For a brigde using the supply as reference should be OK, just like the circuit from the DS.

With relatively low power levels a SMPS is not that efficient. It can be more efficient to loose 1 V at the LDO than providing the power to the SMPS chip just to run essentially idle. Anyway 4.2 V would be on the high side and only for a short time. AFAIK most of the time the votlage is below 4 V.  On average it would be some 3.6 V for the input side and thus some 0.9 V drop.

[Smokey]

Using avdd for the reference is an interesting thing.  All of the datasheet and app note examples do that, but they also only show a single bridge hooked up to the inputs.  This is strange considering the part has three bridge inputs.  There is a note on the datasheet that talks about using avdd as the reference as long as you only have one bridge in ratiometric mode, but if you have multiple bridges you should use a separate low noise reference. 

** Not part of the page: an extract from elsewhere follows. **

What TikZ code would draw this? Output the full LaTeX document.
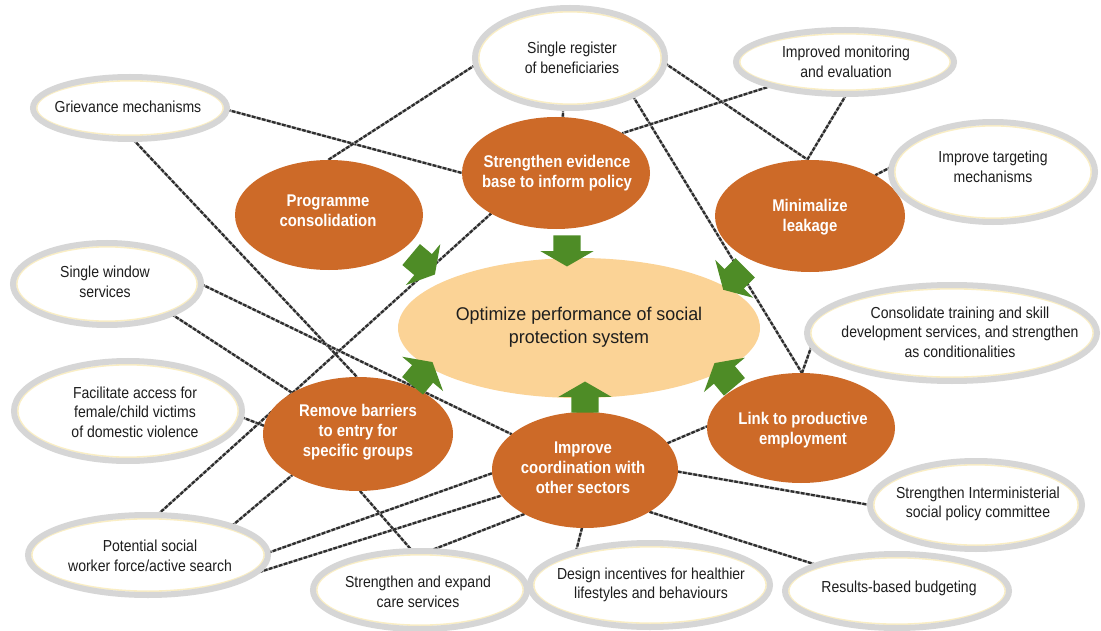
\documentclass[tikz,border=0pt]{standalone}
\usepackage{fontspec}
\setmainfont{Liberation Sans}[FakeStretch=0.88]
\newfontfamily\cfont{Liberation Sans}[FakeStretch=0.97]
\usetikzlibrary{shapes.geometric,shapes.arrows,calc}
\pgfdeclarelayer{bg}
\pgfsetlayers{bg,main}
\definecolor{orng}{RGB}{205,106,40}
\definecolor{peach}{RGB}{251,211,150}
\definecolor{grn}{RGB}{78,140,38}
\definecolor{ring}{RGB}{214,214,214}
\definecolor{cream}{RGB}{250,238,196}
\definecolor{dline}{RGB}{45,45,45}
\definecolor{lline}{RGB}{165,165,165}
\definecolor{txtc}{RGB}{30,30,30}
\tikzset{
  gell/.style={ellipse, draw=ring, line width=6bp, fill=white, inner sep=0pt, outer sep=0pt,
    path picture={\draw[cream, line width=1.6bp] let \p1=(path picture bounding box.north east), \p2=(path picture bounding box.center) in (\p2) ellipse [x radius={\x1-\x2-3.8pt}, y radius={\y1-\y2-3.8pt}];}},
  oell/.style={ellipse, fill=orng, inner sep=0pt, outer sep=0pt},
  cell/.style={ellipse, fill=peach, inner sep=0pt, outer sep=0pt},
  gtxt/.style={align=center, text=txtc, font=\fontsize{16}{19.5}\selectfont, inner sep=0pt},
  otxt/.style={align=center, text=white, font=\bfseries\fontsize{17}{20}\selectfont, inner sep=0pt},
  ctxt/.style={align=center, text=txtc, font=\cfont\fontsize{18.5}{23}\selectfont, inner sep=0pt},
  conn/.style={draw=dline, line width=2.3bp, dash pattern=on 3.6bp off 1.6bp,
    preaction={draw=lline, line width=2.3bp, solid}},
  garrow/.style={single arrow, fill=grn, draw=none, minimum height=31bp, inner xsep=0pt, inner ysep=13.5bp,
    single arrow head extend=13bp, single arrow tip angle=120, outer sep=0pt}
}
\begin{document}
\begin{tikzpicture}[x=1bp, y=-1bp]
\useasboundingbox (0,0) rectangle (1101,631);
\begin{pgfonlayer}{bg}
  \fill[white] (0,0) rectangle (1101,631);
\end{pgfonlayer}

% central
\node[cell, minimum width=362bp, minimum height=140bp] (center) at (579,328) {};
\node[ctxt] (center-t) at (579,327) {Optimize performance of social\\protection system};

% orange ellipses
\node[oell, minimum width=188bp, minimum height=110bp] (prog) at (329,215) {};
\node[oell, minimum width=188bp, minimum height=112bp] (evid) at (556,173) {};
\node[oell, minimum width=190bp, minimum height=112bp] (minim) at (810,216) {};
\node[oell, minimum width=190bp, minimum height=114bp] (remove) at (358,434) {};
\node[oell, minimum width=186bp, minimum height=116bp] (coord) at (585,470) {};
\node[oell, minimum width=188bp, minimum height=110bp] (link) at (801,428) {};

\node[otxt] (prog-t) at (328,211) {Programme\\consolidation};
\node[otxt] (evid-t) at (557,173) {Strengthen evidence\\base to inform policy};
\node[otxt] (minim-t) at (810,217) {Minimalize\\leakage};
\node[otxt] (remove-t) at (358,432) {Remove barriers\\to entry for\\specific groups};
\node[otxt] (coord-t) at (583,468) {Improve\\coordination with\\other sectors};
\node[otxt] (link-t) at (803,430) {Link to productive\\employment};

% grey ellipses
\node[gell, minimum width=194bp, minimum height=62bp] (griev) at (130,108) {};
\node[gell, minimum width=190bp, minimum height=100bp] (reg) at (570,58) {};
\node[gell, minimum width=218bp, minimum height=64bp] (mon) at (845,62) {};
\node[gell, minimum width=204bp, minimum height=100bp] (targ) at (993,172) {};
\node[gell, minimum width=188bp, minimum height=82bp] (win) at (107,284) {};
\node[gell, minimum width=228bp, minimum height=100bp] (fac) at (128,411) {};
\node[gell, minimum width=290bp, minimum height=96bp] (cons) at (952,333) {};
\node[gell, minimum width=212bp, minimum height=88bp] (inter) at (976,505) {};
\node[gell, minimum width=224bp, minimum height=74bp] (budg) at (897,591) {};
\node[gell, minimum width=240bp, minimum height=84bp] (design) at (650,585) {};
\node[gell, minimum width=214bp, minimum height=78bp] (care) at (420,590) {};
\node[gell, minimum width=240bp, minimum height=80bp] (pot) at (148,555) {};

\node[gtxt] (griev-t) at (128,107) {Grievance mechanisms};
\node[gtxt] (reg-t) at (572,58) {Single register\\of beneficiaries};
\node[gtxt] (mon-t) at (846,62) {Improved monitoring\\and evaluation};
\node[gtxt] (targ-t) at (993,167) {Improve targeting\\mechanisms};
\node[gtxt] (win-t) at (105,282) {Single window\\services};
\node[gtxt] (fac-t) at (135,412) {Facilitate access for\\female/child victims\\of domestic violence};
\node[gtxt] (cons-t) at (960,332) {Consolidate training and skill\\development services, and strengthen\\as conditionalities};
\node[gtxt] (inter-t) at (978,504) {Strengthen Interministerial\\social policy committee};
\node[gtxt] (budg-t) at (899,588) {Results-based budgeting};
\node[gtxt] (design-t) at (651,585) {Design incentives for healthier\\lifestyles and behaviours};
\node[gtxt] (care-t) at (418,592) {Strengthen and expand\\care services};
\node[gtxt] (pot-t) at (150,556) {Potential social\\worker force/active search};

% green block arrows
\node[garrow, rotate=320] (a1) at (420,262) {};
\node[garrow, rotate=270] (a2) at (567,247) {};
\node[garrow, rotate=225] (a3) at (737,276) {};
\node[garrow, rotate=50] (a4) at (420,377) {};
\node[garrow, rotate=90] (a5) at (585,401) {};
\node[garrow, rotate=130] (a6) at (727,378) {};

% connectors
\begin{pgfonlayer}{bg}
\draw[conn] (griev.359) -- (evid.180);
\draw[conn] (griev.275) -- (remove.91);
\draw[conn] (remove.272) -- (care.101);
\draw[conn] (reg.184) -- (prog.91);
\draw[conn] (reg.262) -- (evid.83);
\draw[conn] (reg.357) -- (minim.92);
\draw[conn] (reg.329) -- (link.89);
\draw[conn] (mon.198) -- (evid.31);
\draw[conn] (mon.273) -- (minim.93);
\draw[conn] (targ.177) -- (minim.32);
\draw[conn] (win.335) -- (remove.148);
\draw[conn] (win.0) -- (coord.154);
\draw[conn] (fac.357) -- (remove.175);
\draw[conn] (pot.77) -- (evid.212);
\draw[conn] (pot.19) -- (remove.212);
\draw[conn] (pot.1) -- (coord.182);
\draw[conn] (pot.350) -- (coord.197);
\draw[conn] (care.77) -- (coord.216);
\draw[conn] (coord.267) -- (design.156);
\draw[conn] (coord.18) -- (link.179);
\draw[conn] (coord.359) -- (inter.180);
\draw[conn] (coord.327) -- (budg.162);
\draw[conn] (cons.185) -- (link.89);
\end{pgfonlayer}
\end{tikzpicture}
\end{document}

You also lose some range if your reference is the same voltage as the avdd.

[Kleinstein]

One could still used the supply with more than one bridge. Ideally one may have to also switch the ref sense part with the bridge. An alternative would be using extra drive and sense for the bridges, but this would likely no longer be low power and may need an extra supply.
Even with just 1 lower resistance (e.g. PT100 or DMS) bridge that is connected via longer cables, there should be 6 wires to the bridge: 2 for the bridge supply, 2 for the ouput signal and another 2 to sense the actual bridge voltage. One may be able to skip seprate ref sense if the bridge is higher resistance, like 10 K NTC. A PT100 bridge may anyway need a reduced supply to the bridge (or a asymmetric bridge, like PT100 and 1 K or even 3 K in series to avoid excessive current).
For the reference bridge drive it is important to have low noise in the higher frequency range, where the ADCs modulation happens (e.g. 10 kHz - 10 MHz). The lower frequence noise is not that relevant in a ratiometric setup.

[Smokey]

The bridge I'm planning on using is a tension/compression load cell, with resistance in the 350 Ohm range (from excitation + to -).  The cable only has 5 connections (Excitation+/-, Signal+/-, and cable shield), so no separate sense connections right at the bridge.

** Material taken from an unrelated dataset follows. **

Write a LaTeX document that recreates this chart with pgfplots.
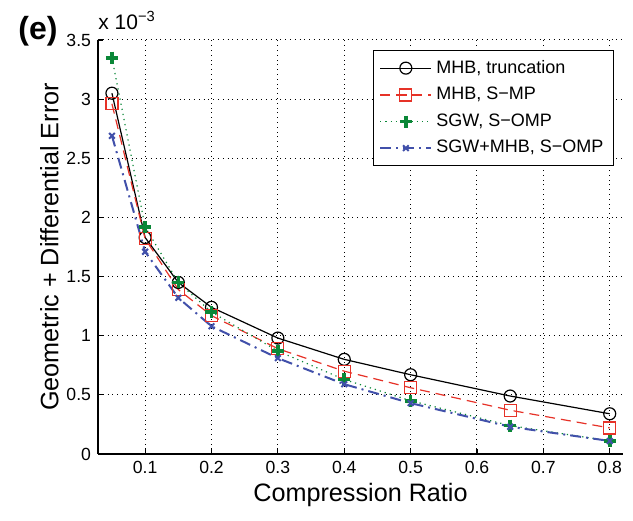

From this app note: https://www.analog.com/media/en/reference-design-documentation/reference-designs/CN0216.pdf
"Unlike a 6-wire load cell, a 4-wire load cell does not have sense pins, and the ADC differential reference pins are connected directly to the excitation voltage and ground. With this connection, there exists a voltage difference between the excitation pin and the reference pin on the ADC due to wire resistance. There will also be a voltage difference on the low side (ground) due to wire resistance. The system will not be completely ratiometric. "

With a 350Ohm resistance at 2.7V that's like 8mA per bridge.  The AD7799 does have that switch to ground pin that disconnects the bridges at the low side, but I would imagine that in continuous measurement mode that's always connected.

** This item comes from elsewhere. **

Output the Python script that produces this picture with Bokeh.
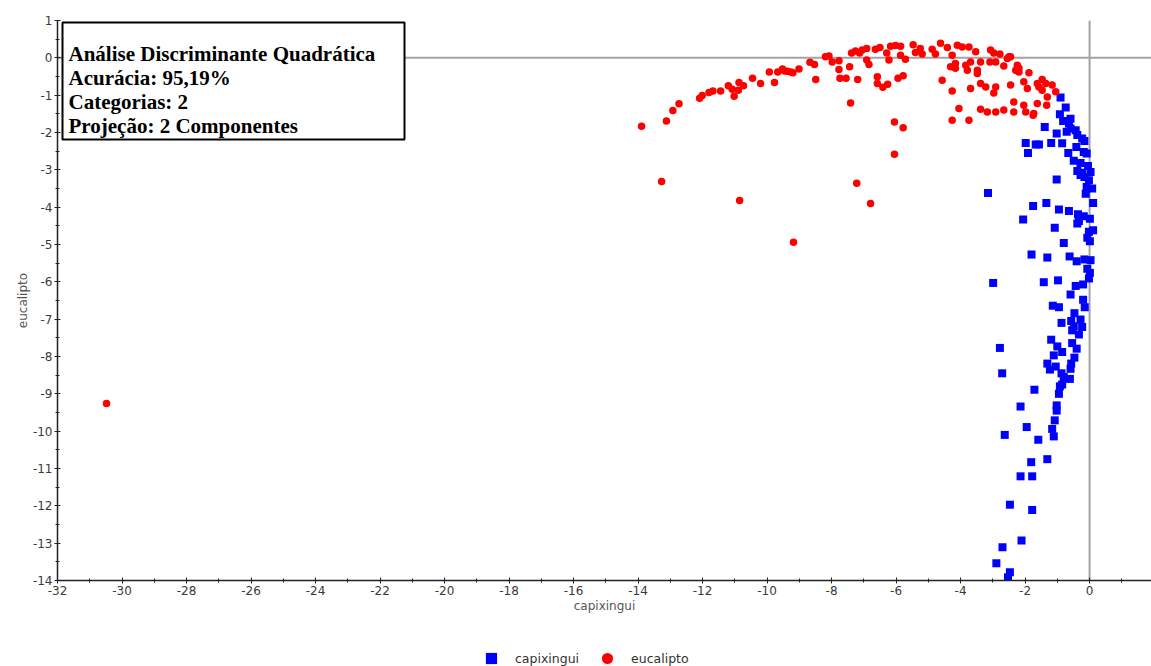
from bokeh.plotting import figure
from bokeh.layouts import column
from bokeh.models import (Range1d, SingleIntervalTicker, Span, BoxAnnotation, Label,
                          Legend, LegendItem, ColumnDataSource, PrintfTickFormatter)
from bokeh.embed import file_html
from bokeh.resources import INLINE

# ---------------- data ----------------
series_names = ["capixingui", "eucalipto"]
series_colors = ["#0000ff", "#ff0000"]

eucalipto_x = [
    -30.48, -13.89, -13.27, -13.12, -12.92, -12.73, -12.09, -12.01, -11.80, -11.68,
    -11.44, -11.20, -11.08, -11.02, -10.87, -10.89, -10.73, -10.85, -10.45, -10.20,
    -9.93, -9.77, -9.67, -9.52, -9.46, -9.37, -9.27, -9.20, -9.01, -9.18,
    -8.67, -8.53, -8.49, -8.19, -8.08, -7.98, -7.77, -7.77, -7.74, -7.55,
    -7.44, -7.41, -7.38, -7.26, -7.19, -7.13, -7.05, -6.91, -6.91, -6.84,
    -7.22, -6.79, -6.64, -6.50, -6.58, -6.58, -6.41, -6.26, -6.29, -6.22,
    -6.17, -6.02, -5.86, -5.94, -5.78, -5.71, -5.86, -6.05, -5.78, -6.05,
    -5.47, -5.40, -5.25, -5.19, -4.88, -4.78, -4.62, -4.57, -4.41, -4.26,
    -4.26, -4.31, -4.16, -4.10, -4.05, -4.26, -4.16, -3.95, -3.74, -3.84,
    -3.79, -3.69, -3.69, -3.74, -3.53, -3.48, -3.48, -3.38, -3.38, -3.38,
    -3.22, -3.17, -3.09, -3.07, -2.97, -2.91, -2.91, -2.91, -2.97, -2.78,
    -2.66, -2.66, -2.55, -2.50, -2.45, -2.35, -2.35, -2.24, -2.19, -2.19,
    -2.04, -2.04, -1.93, -1.88, -1.73, -1.62, -1.62, -1.57, -1.47, -1.47,
    -1.36, -1.31, -1.33, -1.16, -1.05, -1.98, -1.75, -2.45, -2.29,
]
eucalipto_y = [
    -9.26, -1.83, -3.31, -1.69, -1.41, -1.23, -1.08, -1.01, -0.93, -0.89,
    -0.89, -0.75, -0.84, -1.03, -0.66, -0.87, -0.75, -3.82, -0.55, -0.69,
    -0.38, -0.66, -0.38, -0.30, -0.35, -0.36, -0.38, -0.40, -0.30, -4.94,
    -0.12, -0.18, -0.58, 0.03, 0.05, -0.11, -0.08, -0.31, -0.55, -0.55,
    -0.24, -1.21, 0.13, 0.18, -0.58, 0.13, 0.21, 0.25, -0.06, -0.18,
    -3.36, -3.90, 0.23, 0.28, -0.51, -0.69, -0.79, -0.71, 0.13, -0.06,
    0.31, 0.33, 0.31, -0.55, -0.48, -0.04, 0.07, -1.72, -1.87, -2.58,
    0.35, 0.14, 0.25, 0.10, 0.23, 0.10, 0.39, -0.60, 0.28, -0.89,
    -1.67, -0.24, -0.15, 0.34, -1.36, 0.07, -0.28, 0.29, 0.29, -0.20,
    -0.33, -0.11, -0.82, -1.67, 0.16, -0.33, -0.42, -0.11, -0.69, -1.38,
    -0.78, -1.45, -0.11, 0.21, 0.13, -1.45, -0.11, -0.78, -0.94, 0.10,
    -1.40, -0.22, -0.02, 0.03, -0.73, -1.18, -1.45, -0.20, -0.28, -0.38,
    -1.27, -0.64, -0.82, -0.40, -1.49, -1.22, -0.69, -0.78, -0.58, -0.87,
    -0.69, -1.05, -1.27, -0.73, -0.91, -1.45, -1.54, 0.03, -0.33,
]

capixingui_x = [
    -0.90, -0.74, -0.92, -0.82, -0.64, -0.59, -0.71, -0.43, -0.38, -0.23,
    -0.16, -1.39, -1.02, -1.98, -1.91, -1.67, -1.57, -1.19, -0.85, -0.66,
    -0.41, -0.49, -0.18, -0.09, -0.28, -0.05, -0.38, -0.23, -0.16, 0.03,
    -0.02, -0.09, 0.08, -0.12, -1.02, -3.15, -1.75, -1.34, -0.95, -0.64,
    -0.36, -0.18, -2.06, 0.11, 0.01, -0.38, -0.33, -1.08, 0.11, -0.02,
    -0.07, 0.01, -0.80, -1.80, -1.31, -0.62, -0.40, -0.16, 0.03, -0.07,
    0.01, -0.02, -2.99, -1.42, -0.98, -0.43, -0.20, -0.59, -0.20, -0.15,
    -1.14, -0.95, -0.47, -0.87, -0.57, -0.28, -0.49, -0.23, -0.54, -0.33,
    -1.19, -0.54, -2.78, -1.00, -0.40, -0.85, -1.11, -0.47, -1.31, -1.05,
    -1.23, -0.57, -0.59, -0.87, -2.71, -0.80, -0.61, -0.85, -0.92, -1.71,
    -0.95, -2.14, -1.02, -1.02, -1.08, -1.95, -1.16, -2.63, -1.11, -1.59,
    -1.31, -1.81, -2.14, -1.78, -2.47, -1.78, -2.11, -2.70, -2.89, -2.47,
    -2.53, -0.28, -0.59,
]
capixingui_y = [
    -1.06, -1.33, -1.51, -1.69, -1.76, -1.89, -1.98, -1.94, -2.07, -2.16,
    -2.23, -1.85, -2.03, -2.28, -2.55, -2.32, -2.32, -2.28, -2.29, -2.55,
    -2.39, -2.76, -2.52, -2.56, -2.82, -2.90, -3.03, -3.08, -3.19, -3.06,
    -3.28, -3.46, -3.50, -3.64, -3.26, -3.62, -3.97, -3.89, -4.06, -4.10,
    -4.19, -4.24, -4.33, -3.89, -4.31, -4.44, -4.37, -4.55, -4.62, -4.66,
    -4.82, -4.91, -4.96, -5.27, -5.35, -5.32, -5.45, -5.40, -5.42, -5.65,
    -5.76, -5.91, -6.03, -6.01, -5.96, -6.11, -6.07, -6.34, -6.48, -6.68,
    -6.64, -6.68, -6.84, -7.10, -7.05, -7.01, -7.19, -7.21, -7.30, -7.41,
    -7.55, -7.64, -7.77, -7.73, -7.79, -7.88, -7.97, -8.03, -8.19, -8.27,
    -8.35, -8.19, -8.33, -8.45, -8.45, -8.55, -8.60, -8.75, -8.80, -8.89,
    -9.00, -9.34, -9.31, -9.45, -9.71, -9.89, -9.94, -10.10, -10.14, -10.23,
    -10.75, -10.83, -11.21, -11.21, -11.97, -12.11, -12.93, -13.11, -13.54, -13.78,
    -13.91, -3.14, -1.63,
]

info_lines = [
    "Análise Discriminante Quadrática",
    "Acurácia: 95,19%",
    "Categorias: 2",
    "Projeção: 2 Componentes",
]
x_label = "capixingui"
y_label = "eucalipto"

src_b = ColumnDataSource(dict(x=capixingui_x, y=capixingui_y))
src_r = ColumnDataSource(dict(x=eucalipto_x, y=eucalipto_y))

# ---------------- main figure ----------------
p = figure(width=1151, height=622, output_backend="svg", toolbar_location=None,
           x_range=Range1d(-32, 1.92), y_range=Range1d(-14, 1),
           min_border_left=57, min_border_right=0, min_border_top=20, min_border_bottom=42)
p.outline_line_color = None
p.xgrid.visible = False
p.ygrid.visible = False
p.background_fill_color = "white"

p.xaxis.ticker = SingleIntervalTicker(interval=2, num_minor_ticks=2)
p.yaxis.ticker = SingleIntervalTicker(interval=1, num_minor_ticks=2)
for ax in (p.xaxis, p.yaxis):
    ax.formatter = PrintfTickFormatter(format="%d")
    ax.axis_line_color = "#222222"
    ax.axis_line_width = 1.5
    ax.major_tick_line_color = "#222222"
    ax.minor_tick_line_color = "#222222"
    ax.major_tick_in = 3
    ax.major_tick_out = 3
    ax.minor_tick_in = 2
    ax.minor_tick_out = 2
    ax.major_label_text_font = "DejaVu Sans"
    ax.major_label_text_font_size = "12px"
    ax.major_label_text_color = "#3a3a3a"
    ax.major_label_standoff = 2
    ax.axis_label_text_font = "DejaVu Sans"
    ax.axis_label_text_font_size = "12px"
    ax.axis_label_text_font_style = "normal"
    ax.axis_label_text_color = "#555555"

p.xaxis.axis_label = x_label
p.yaxis.axis_label = y_label
p.xaxis.axis_label_standoff = 1
p.yaxis.axis_label_standoff = 0

p.add_layout(Span(location=0, dimension="height", line_color="#a3a3a3", line_width=2, level="underlay"))
p.add_layout(Span(location=0, dimension="width", line_color="#a3a3a3", line_width=2, level="underlay"))

p.scatter("x", "y", source=src_b, marker="square", size=8,
          fill_color=series_colors[0], line_color=None)
p.scatter("x", "y", source=src_r, marker="circle", size=7.5,
          fill_color=series_colors[1], line_color=None)

# info box
p.add_layout(BoxAnnotation(left=5, right=347, top=558, bottom=441,
                           left_units="screen", right_units="screen",
                           top_units="screen", bottom_units="screen",
                           fill_color="white", fill_alpha=1.0,
                           line_color="black", line_alpha=1.0, line_width=2))
for i, line in enumerate(info_lines):
    p.add_layout(Label(x=11, y=527 - 24 * i, x_units="screen", y_units="screen",
                       text=line, text_font="Liberation Serif", text_font_style="bold",
                       text_font_size="21px", text_baseline="alphabetic", text_color="black"))

# ---------------- legend strip (same series, its view shows no points) ----------------
q = figure(width=1151, height=44, output_backend="svg", toolbar_location=None,
           x_axis_type=None, y_axis_type=None,
           x_range=Range1d(100, 101), y_range=Range1d(100, 101),
           min_border_left=0, min_border_right=0, min_border_top=0, min_border_bottom=0)
q.outline_line_color = None
lb = q.scatter("x", "y", source=src_b, marker="square", size=8,
               fill_color=series_colors[0], line_color=None)
lr = q.scatter("x", "y", source=src_r, marker="circle", size=8,
               fill_color=series_colors[1], line_color=None)
legend = Legend(items=[LegendItem(label=series_names[0], renderers=[lb]),
                       LegendItem(label=series_names[1], renderers=[lr])],
                location=(420, -6), orientation="horizontal",
                glyph_width=28, glyph_height=28, label_standoff=10, spacing=14,
                padding=0, margin=0, border_line_color=None, background_fill_alpha=0,
                label_text_font="DejaVu Sans", label_text_font_size="12.5px",
                label_text_color="#333333")
q.add_layout(legend)

layout = column(p, q, spacing=0)
open("out.html", "w").write(file_html(layout, INLINE))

The first iteration of this design is indeed only one bridge, but the next version will need two bridges connected.  It would be excellent to have this board be able to accommodate both configurations.

[Kleinstein]

It depends on the resistance of the cables how bad the effect is. The bridge would still be largely ratiometric, but the overall gain is slightly effected by the cable (and possibly worse connectors) resistance.
The temperature effect is usually smooth - connector resistance can be more unstable.

The power consumption of the sensors would be quite significant, way more than the ADC and likely also the µC.

Without extra sense pins for the bridge voltage one could still use the supply for the bridge drive.  One may want a lower votlage to reduce the current / heating. Because of the heating effect one may not be able to activate only 1 bridge at a time. So I see no problem directly planing for 2 bridges and just don't connect the 2nd one.

[Smokey]

Cool.  Thanks for the feedback.  I really didn't want to have to add a bunch of power supply options to this board, but I think that's what is going to happen. I guess I'll see how it all turns out.

The good news with wire length is pretty short.  The load cell is less than 1 inch from the PCB and I plan on soldering the leads direct.